§ **TASK DETAILS**:
Using the records below, copy exactly the part that opens with the line holding "Output the web" and closes with the line holding "0.01278, 0.01278, 0.01272];", minus the pictures.

Dataset records
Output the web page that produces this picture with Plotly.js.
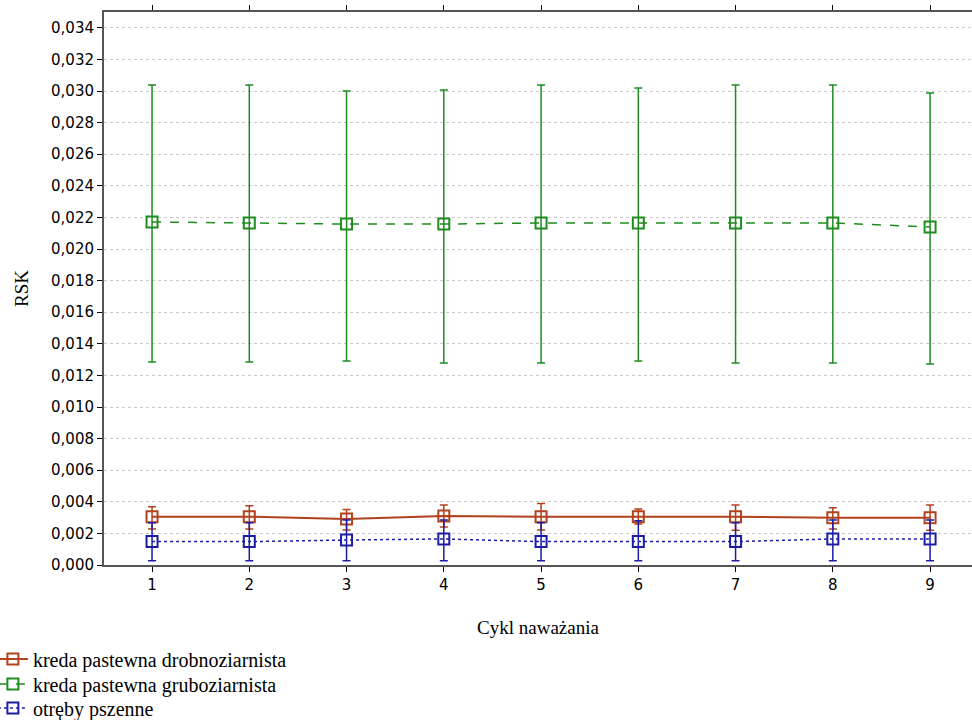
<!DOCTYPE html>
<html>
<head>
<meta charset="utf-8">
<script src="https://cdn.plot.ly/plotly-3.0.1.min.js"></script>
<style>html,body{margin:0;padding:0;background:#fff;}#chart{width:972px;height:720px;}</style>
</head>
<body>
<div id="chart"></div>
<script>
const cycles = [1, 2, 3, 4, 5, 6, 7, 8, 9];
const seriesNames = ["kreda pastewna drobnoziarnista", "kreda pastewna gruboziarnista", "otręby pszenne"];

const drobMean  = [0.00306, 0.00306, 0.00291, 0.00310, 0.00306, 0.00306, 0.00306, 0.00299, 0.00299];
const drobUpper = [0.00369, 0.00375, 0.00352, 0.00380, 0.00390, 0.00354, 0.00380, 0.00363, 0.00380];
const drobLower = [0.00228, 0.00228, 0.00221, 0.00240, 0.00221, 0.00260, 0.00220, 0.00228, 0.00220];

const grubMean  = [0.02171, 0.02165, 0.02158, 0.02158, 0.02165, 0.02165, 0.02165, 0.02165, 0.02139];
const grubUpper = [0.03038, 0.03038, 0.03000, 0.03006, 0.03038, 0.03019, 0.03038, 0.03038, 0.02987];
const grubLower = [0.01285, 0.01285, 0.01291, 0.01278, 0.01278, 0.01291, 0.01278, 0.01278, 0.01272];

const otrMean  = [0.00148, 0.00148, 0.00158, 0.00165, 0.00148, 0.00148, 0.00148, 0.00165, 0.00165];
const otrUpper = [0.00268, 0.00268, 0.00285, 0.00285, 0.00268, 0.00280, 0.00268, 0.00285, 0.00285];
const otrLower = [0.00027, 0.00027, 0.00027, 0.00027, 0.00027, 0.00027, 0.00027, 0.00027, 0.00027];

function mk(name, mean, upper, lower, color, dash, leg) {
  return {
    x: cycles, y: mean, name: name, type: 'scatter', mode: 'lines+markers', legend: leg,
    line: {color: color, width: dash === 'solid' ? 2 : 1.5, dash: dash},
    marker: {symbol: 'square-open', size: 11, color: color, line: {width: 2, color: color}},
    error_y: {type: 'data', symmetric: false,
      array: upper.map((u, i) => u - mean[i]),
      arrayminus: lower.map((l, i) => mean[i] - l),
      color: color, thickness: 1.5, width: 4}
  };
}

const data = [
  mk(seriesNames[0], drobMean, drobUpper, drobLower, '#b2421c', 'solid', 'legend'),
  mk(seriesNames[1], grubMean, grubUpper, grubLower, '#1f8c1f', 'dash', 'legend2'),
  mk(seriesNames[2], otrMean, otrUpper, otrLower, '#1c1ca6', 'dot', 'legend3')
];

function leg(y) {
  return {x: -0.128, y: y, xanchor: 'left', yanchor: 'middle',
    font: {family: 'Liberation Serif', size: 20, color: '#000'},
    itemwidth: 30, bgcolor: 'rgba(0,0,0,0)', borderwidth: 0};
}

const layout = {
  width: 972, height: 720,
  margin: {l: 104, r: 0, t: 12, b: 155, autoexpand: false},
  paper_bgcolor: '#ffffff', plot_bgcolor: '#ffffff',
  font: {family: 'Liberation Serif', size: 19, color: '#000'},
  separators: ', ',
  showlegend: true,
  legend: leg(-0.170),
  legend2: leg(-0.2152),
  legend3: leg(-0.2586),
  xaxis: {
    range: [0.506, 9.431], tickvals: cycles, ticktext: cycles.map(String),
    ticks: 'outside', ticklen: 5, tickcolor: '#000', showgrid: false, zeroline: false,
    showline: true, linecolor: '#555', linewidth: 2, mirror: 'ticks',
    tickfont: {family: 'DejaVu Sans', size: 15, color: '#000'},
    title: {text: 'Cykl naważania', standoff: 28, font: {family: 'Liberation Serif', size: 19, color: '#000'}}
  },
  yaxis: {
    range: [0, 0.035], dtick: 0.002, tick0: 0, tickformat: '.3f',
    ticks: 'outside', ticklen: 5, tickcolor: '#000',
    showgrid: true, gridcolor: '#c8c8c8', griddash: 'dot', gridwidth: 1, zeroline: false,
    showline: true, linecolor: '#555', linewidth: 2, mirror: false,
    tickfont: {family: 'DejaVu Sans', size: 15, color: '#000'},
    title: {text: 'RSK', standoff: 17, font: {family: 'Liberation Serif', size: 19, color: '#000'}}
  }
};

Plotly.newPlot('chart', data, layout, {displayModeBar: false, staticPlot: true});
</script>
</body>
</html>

* * *

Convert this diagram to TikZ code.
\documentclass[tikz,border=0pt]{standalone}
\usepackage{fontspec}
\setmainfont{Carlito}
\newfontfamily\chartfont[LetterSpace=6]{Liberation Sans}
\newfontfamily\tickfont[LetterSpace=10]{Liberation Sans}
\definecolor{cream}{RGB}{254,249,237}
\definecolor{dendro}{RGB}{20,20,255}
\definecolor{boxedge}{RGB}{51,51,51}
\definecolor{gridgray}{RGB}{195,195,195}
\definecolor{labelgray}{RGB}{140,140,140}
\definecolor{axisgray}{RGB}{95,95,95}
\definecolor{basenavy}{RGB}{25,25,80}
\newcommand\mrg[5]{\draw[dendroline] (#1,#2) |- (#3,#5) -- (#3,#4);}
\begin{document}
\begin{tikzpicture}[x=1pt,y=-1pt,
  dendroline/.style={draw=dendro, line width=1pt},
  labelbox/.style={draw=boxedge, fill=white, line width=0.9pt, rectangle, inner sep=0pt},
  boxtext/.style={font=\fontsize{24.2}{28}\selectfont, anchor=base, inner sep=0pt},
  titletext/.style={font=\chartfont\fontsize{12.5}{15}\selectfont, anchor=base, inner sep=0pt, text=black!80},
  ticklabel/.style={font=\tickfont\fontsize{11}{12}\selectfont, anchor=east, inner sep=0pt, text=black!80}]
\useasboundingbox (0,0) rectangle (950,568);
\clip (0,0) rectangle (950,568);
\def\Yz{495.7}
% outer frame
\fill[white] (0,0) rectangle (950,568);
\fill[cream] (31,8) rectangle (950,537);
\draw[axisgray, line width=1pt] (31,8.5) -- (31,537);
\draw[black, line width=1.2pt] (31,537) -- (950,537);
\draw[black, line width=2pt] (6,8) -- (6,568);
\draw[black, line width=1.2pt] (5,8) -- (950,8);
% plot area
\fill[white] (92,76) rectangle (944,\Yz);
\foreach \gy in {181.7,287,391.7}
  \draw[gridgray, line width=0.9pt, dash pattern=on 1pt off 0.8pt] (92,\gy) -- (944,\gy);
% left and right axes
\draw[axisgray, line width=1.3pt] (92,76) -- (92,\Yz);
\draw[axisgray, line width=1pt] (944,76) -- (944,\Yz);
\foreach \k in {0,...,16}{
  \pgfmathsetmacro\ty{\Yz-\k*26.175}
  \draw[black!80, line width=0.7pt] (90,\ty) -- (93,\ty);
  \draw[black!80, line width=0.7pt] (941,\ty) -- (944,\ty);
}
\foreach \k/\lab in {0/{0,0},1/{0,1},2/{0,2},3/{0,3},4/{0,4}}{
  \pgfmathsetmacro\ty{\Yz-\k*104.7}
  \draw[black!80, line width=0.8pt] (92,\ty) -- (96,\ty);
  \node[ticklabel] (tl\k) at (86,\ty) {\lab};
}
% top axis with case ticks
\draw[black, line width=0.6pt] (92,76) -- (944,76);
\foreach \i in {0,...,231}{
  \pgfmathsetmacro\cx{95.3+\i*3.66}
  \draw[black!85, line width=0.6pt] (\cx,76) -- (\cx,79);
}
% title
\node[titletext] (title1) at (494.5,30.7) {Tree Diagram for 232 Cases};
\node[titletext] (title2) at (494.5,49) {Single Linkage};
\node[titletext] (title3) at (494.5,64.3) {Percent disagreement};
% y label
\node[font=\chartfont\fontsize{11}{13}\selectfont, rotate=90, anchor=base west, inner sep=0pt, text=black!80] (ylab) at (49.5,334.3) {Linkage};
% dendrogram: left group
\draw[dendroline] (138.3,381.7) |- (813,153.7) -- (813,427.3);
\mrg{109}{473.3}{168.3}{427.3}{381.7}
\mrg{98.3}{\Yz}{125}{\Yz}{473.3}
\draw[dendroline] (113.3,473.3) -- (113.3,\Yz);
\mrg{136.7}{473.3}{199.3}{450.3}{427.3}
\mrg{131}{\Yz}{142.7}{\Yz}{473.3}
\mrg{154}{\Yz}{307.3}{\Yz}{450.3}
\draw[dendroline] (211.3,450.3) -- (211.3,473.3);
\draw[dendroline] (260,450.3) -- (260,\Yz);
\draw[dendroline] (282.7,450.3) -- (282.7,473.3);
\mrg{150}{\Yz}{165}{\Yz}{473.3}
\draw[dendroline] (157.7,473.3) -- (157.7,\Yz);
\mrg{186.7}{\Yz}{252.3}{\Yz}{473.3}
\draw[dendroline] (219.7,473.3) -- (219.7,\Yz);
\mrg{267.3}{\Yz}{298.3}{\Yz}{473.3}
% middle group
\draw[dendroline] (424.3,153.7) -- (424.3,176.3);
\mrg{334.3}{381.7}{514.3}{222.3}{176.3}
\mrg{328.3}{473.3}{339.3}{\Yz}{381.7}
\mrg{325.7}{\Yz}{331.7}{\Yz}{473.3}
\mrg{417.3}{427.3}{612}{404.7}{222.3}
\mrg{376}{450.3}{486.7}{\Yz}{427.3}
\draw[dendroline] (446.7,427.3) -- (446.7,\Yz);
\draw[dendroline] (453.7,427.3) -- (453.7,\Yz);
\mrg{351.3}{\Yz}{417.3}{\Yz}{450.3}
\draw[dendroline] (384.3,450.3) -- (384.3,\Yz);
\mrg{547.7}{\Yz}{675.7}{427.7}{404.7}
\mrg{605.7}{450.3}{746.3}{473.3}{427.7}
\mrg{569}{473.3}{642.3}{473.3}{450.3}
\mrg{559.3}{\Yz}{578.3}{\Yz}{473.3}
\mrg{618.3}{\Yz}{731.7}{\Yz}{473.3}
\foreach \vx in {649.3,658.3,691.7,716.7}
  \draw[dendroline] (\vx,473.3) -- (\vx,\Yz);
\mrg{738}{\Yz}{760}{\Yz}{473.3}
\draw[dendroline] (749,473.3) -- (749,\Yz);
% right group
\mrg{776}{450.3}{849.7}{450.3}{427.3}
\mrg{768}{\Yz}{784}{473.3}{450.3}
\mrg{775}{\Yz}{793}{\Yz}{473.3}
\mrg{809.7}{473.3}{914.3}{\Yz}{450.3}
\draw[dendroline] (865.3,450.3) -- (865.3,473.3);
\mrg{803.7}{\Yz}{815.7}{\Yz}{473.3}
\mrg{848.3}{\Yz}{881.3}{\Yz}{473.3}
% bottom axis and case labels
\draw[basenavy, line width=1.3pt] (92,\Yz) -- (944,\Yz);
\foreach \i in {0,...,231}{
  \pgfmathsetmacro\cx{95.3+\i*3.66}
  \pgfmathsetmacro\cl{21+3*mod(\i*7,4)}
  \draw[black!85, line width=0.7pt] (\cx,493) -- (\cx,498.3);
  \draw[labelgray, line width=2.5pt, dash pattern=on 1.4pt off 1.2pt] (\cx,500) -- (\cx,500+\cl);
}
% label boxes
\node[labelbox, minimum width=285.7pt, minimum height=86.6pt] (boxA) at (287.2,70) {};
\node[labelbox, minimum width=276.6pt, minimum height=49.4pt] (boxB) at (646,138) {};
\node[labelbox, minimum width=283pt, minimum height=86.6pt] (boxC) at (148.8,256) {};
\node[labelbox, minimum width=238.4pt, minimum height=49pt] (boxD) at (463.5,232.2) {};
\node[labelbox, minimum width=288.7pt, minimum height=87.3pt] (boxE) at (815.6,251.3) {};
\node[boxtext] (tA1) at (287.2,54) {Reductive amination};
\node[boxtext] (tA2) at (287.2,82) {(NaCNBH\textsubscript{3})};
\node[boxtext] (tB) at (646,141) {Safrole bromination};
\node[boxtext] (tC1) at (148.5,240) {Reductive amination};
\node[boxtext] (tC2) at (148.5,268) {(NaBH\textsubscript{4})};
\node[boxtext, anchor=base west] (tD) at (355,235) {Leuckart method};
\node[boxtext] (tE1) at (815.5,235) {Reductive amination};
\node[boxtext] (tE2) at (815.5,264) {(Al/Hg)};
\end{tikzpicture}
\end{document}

==

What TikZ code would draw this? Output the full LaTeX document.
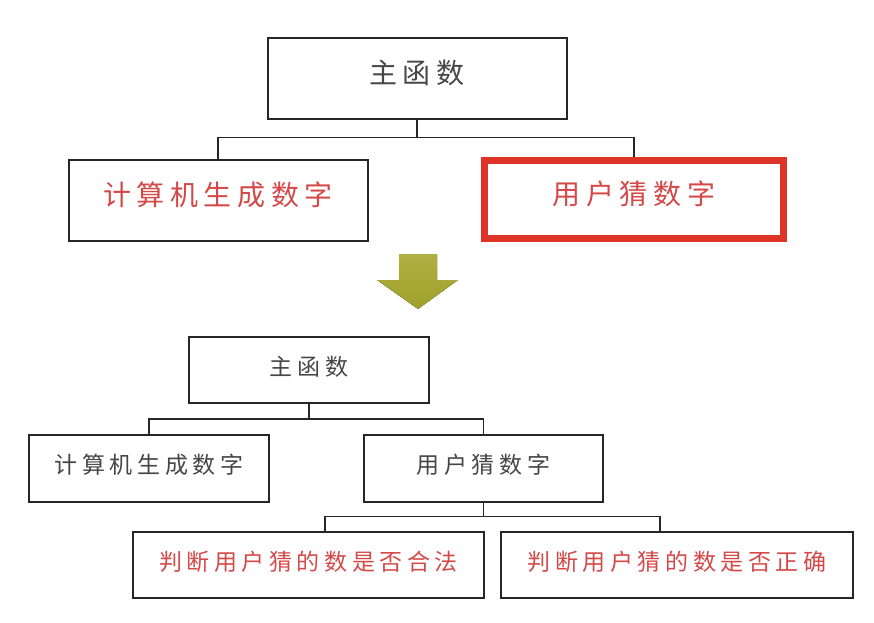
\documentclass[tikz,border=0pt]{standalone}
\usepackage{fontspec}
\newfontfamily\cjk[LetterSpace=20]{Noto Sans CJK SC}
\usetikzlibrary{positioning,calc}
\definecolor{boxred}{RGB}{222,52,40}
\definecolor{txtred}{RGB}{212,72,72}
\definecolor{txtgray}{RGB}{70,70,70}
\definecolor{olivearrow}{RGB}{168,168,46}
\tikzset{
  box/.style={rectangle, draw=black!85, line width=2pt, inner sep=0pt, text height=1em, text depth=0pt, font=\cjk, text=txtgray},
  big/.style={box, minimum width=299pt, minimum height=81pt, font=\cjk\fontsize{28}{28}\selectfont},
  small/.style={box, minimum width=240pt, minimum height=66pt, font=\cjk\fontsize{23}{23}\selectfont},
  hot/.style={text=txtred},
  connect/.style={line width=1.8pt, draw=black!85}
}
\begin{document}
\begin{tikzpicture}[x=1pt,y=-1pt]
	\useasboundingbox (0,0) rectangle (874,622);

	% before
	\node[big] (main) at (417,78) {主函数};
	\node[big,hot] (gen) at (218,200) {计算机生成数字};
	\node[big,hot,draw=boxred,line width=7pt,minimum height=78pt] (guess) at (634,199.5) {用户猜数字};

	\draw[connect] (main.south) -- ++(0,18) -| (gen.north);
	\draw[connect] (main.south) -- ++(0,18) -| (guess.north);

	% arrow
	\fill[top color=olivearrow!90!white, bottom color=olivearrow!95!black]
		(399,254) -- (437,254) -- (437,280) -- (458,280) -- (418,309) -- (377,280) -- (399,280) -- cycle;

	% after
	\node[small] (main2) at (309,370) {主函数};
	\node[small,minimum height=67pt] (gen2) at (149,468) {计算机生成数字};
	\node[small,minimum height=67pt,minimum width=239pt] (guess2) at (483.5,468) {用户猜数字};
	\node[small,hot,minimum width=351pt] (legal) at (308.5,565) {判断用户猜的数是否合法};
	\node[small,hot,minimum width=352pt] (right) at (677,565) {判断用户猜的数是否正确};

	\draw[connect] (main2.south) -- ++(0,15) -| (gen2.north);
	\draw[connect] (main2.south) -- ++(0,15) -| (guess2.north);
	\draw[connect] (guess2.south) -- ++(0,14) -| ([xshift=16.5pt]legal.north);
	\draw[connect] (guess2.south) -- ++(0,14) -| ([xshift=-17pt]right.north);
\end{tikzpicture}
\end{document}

§ **TASK RESPONSE**:
Output the web page that produces this picture with Plotly.js.
<!DOCTYPE html>
<html>
<head>
<meta charset="utf-8">
<script src="https://cdn.plot.ly/plotly-3.0.1.min.js"></script>
<style>html,body{margin:0;padding:0;background:#fff;}#chart{width:972px;height:720px;}</style>
</head>
<body>
<div id="chart"></div>
<script>
const cycles = [1, 2, 3, 4, 5, 6, 7, 8, 9];
const seriesNames = ["kreda pastewna drobnoziarnista", "kreda pastewna gruboziarnista", "otręby pszenne"];

const drobMean  = [0.00306, 0.00306, 0.00291, 0.00310, 0.00306, 0.00306, 0.00306, 0.00299, 0.00299];
const drobUpper = [0.00369, 0.00375, 0.00352, 0.00380, 0.00390, 0.00354, 0.00380, 0.00363, 0.00380];
const drobLower = [0.00228, 0.00228, 0.00221, 0.00240, 0.00221, 0.00260, 0.00220, 0.00228, 0.00220];

const grubMean  = [0.02171, 0.02165, 0.02158, 0.02158, 0.02165, 0.02165, 0.02165, 0.02165, 0.02139];
const grubUpper = [0.03038, 0.03038, 0.03000, 0.03006, 0.03038, 0.03019, 0.03038, 0.03038, 0.02987];
const grubLower = [0.01285, 0.01285, 0.01291, 0.01278, 0.01278, 0.01291, 0.01278, 0.01278, 0.01272];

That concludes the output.